I continue to believe that Ellen White played an important role in the genesis of the church to which I belong. I continue to see evidence that her work has been an important factor in the growth and development of Adventism. I believe her books, however they may have been written, have nurtured the faith of many church members. But I also realize that she was far from perfect. She lived in the Victorian era, in nineteenth century America. She was an imperfect child of her times, and associated with other imperfect people, who together built the church. I am convinced that, in the past, church leadership should have been much more open about the aspects of her work that were questionable and about things she said and wrote that are best forgotten rather than being creatively justified. To rectify the official, but distorted and at times mythical, image of Ellen White, that has been presented to the church and has been vigorously defended, will not be easy. It will demand courage and will cause a lot of discussion and even confusion. But it is, in my view, the only long-term approach that will save the church from further embarrassment. The only way to keep this third segment of the membership in the Adventist fold, is to remove the “sacred canopy” that has long been put over Mrs. White; to bring her down from her unjustified pedestal, and honor the memory of her person and work in a way that is appreciative of her contributions but also historically accurate.
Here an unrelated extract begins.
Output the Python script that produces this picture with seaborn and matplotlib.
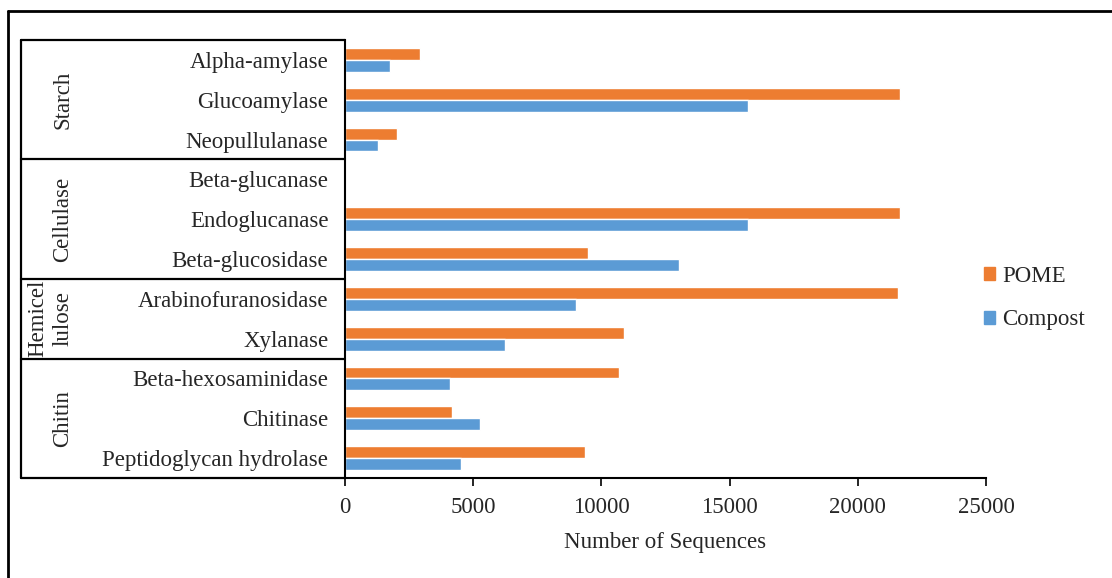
import numpy as np
import pandas as pd
import seaborn as sns
import matplotlib.pyplot as plt
from matplotlib.lines import Line2D
import matplotlib.transforms as mtransforms

sns.set_style("white")
plt.rcParams['font.family'] = ['Liberation Serif', 'DejaVu Serif']

# data
enzymes = ["Alpha-amylase", "Glucoamylase", "Neopullulanase",
           "Beta-glucanase", "Endoglucanase", "Beta-glucosidase",
           "Arabinofuranosidase", "Xylanase",
           "Beta-hexosaminidase", "Chitinase", "Peptidoglycan hydrolase"]
pome = [2930, 21650, 2020, 0, 21650, 9490, 21580, 10890, 10700, 4190, 9350]
compost = [1770, 15730, 1300, 0, 15730, 13010, 9010, 6250, 4080, 5250, 4520]
groups = ["Starch", "Cellulase", "Hemicel\nlulose", "Chitin"]
group_sizes = [3, 3, 2, 3]
series = ["POME", "Compost"]
colors = ["#ED7D31", "#5B9BD5"]

df = pd.DataFrame({
    "enzyme": enzymes * 2,
    "value": pome + compost,
    "series": ["POME"] * len(enzymes) + ["Compost"] * len(enzymes),
})

W, H = 1112, 578
fig = plt.figure(figsize=(W / 100, H / 100), dpi=100)
x0, x1, y0, y1 = 345, 986, 40, 478
ax = fig.add_axes([x0 / W, 1 - y1 / H, (x1 - x0) / W, (y1 - y0) / H])

sns.barplot(data=df, y="enzyme", x="value", hue="series", hue_order=series,
            order=enzymes, palette=colors, orient="h", width=0.6,
            saturation=1, ax=ax, legend=False)

fs = 16.5
ax.set_xlim(0, 25000)
ax.set_ylim(len(enzymes) - 0.5, -0.5)
ax.set_xticks(np.arange(0, 25001, 5000))
ax.tick_params(axis="x", direction="out", length=6, width=1.2, color="black",
               labelsize=fs, pad=8, bottom=True)
ax.tick_params(axis="y", length=0, labelsize=fs, pad=12)
ax.set_xlabel("Number of Sequences", fontsize=fs, labelpad=10)
ax.set_ylabel("")
for s in ["top", "right"]:
    ax.spines[s].set_visible(False)
for s in ["left", "bottom"]:
    ax.spines[s].set_color("black")
    ax.spines[s].set_linewidth(1.5)

# category table to the left of the axis
tr = mtransforms.blended_transform_factory(ax.transAxes, ax.transData)
xl = (21 - x0) / (x1 - x0)
bounds = [-0.5]
for n in group_sizes:
    bounds.append(bounds[-1] + n)
for b in bounds:
    ax.add_line(Line2D([xl, 0], [b, b], transform=tr, color="black",
                       lw=1.6, clip_on=False))
ax.add_line(Line2D([xl, xl], [bounds[0], bounds[-1]], transform=tr,
                   color="black", lw=1.6, clip_on=False))

xg = (63 - x0) / (x1 - x0)
for g, a, b in zip(groups, bounds[:-1], bounds[1:]):
    if "\n" in g:
        first, second = g.split("\n")
        ax.text((38 - x0) / (x1 - x0), (a + b) / 2, first, transform=tr,
                rotation=90, ha="center", va="center", fontsize=fs)
        ax.text(xg, (a + b) / 2, second, transform=tr,
                rotation=90, ha="center", va="center", fontsize=fs)
    else:
        ax.text(xg, (a + b) / 2, g, transform=tr, rotation=90,
                ha="center", va="center", fontsize=fs)

# legend
handles = [plt.Rectangle((0, 0), 1, 1, color=c) for c in colors]
fig.legend(handles, series, loc="center left", bbox_to_anchor=(963 / W, 1 - 298 / H),
           frameon=False, fontsize=fs, handlelength=0.5, handleheight=0.5,
           handletextpad=0.3, labelspacing=1.0)

# outer frame (left and top edges visible)
fig.add_artist(Line2D([8 / W, 8 / W], [0, 1 - 11 / H], color="black", lw=2))
fig.add_artist(Line2D([8 / W, 1], [1 - 11 / H, 1 - 11 / H], color="black", lw=2))

fig.savefig("out.png", dpi=100, facecolor="white")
The church needs leaders who are willing to engage in this painful process. Some members may leave the church, feeling betrayed by the fact that things were covered up and that the members in the pew were kept in ignorance about serious problems that were long known to the more initiated. But it will help many Adventist believers–who are now moving towards the back door of the church, because they do not receive answers that they feel are honest–to stay with the church. These members can play an essential part in keeping the church strong and credible in the time to come.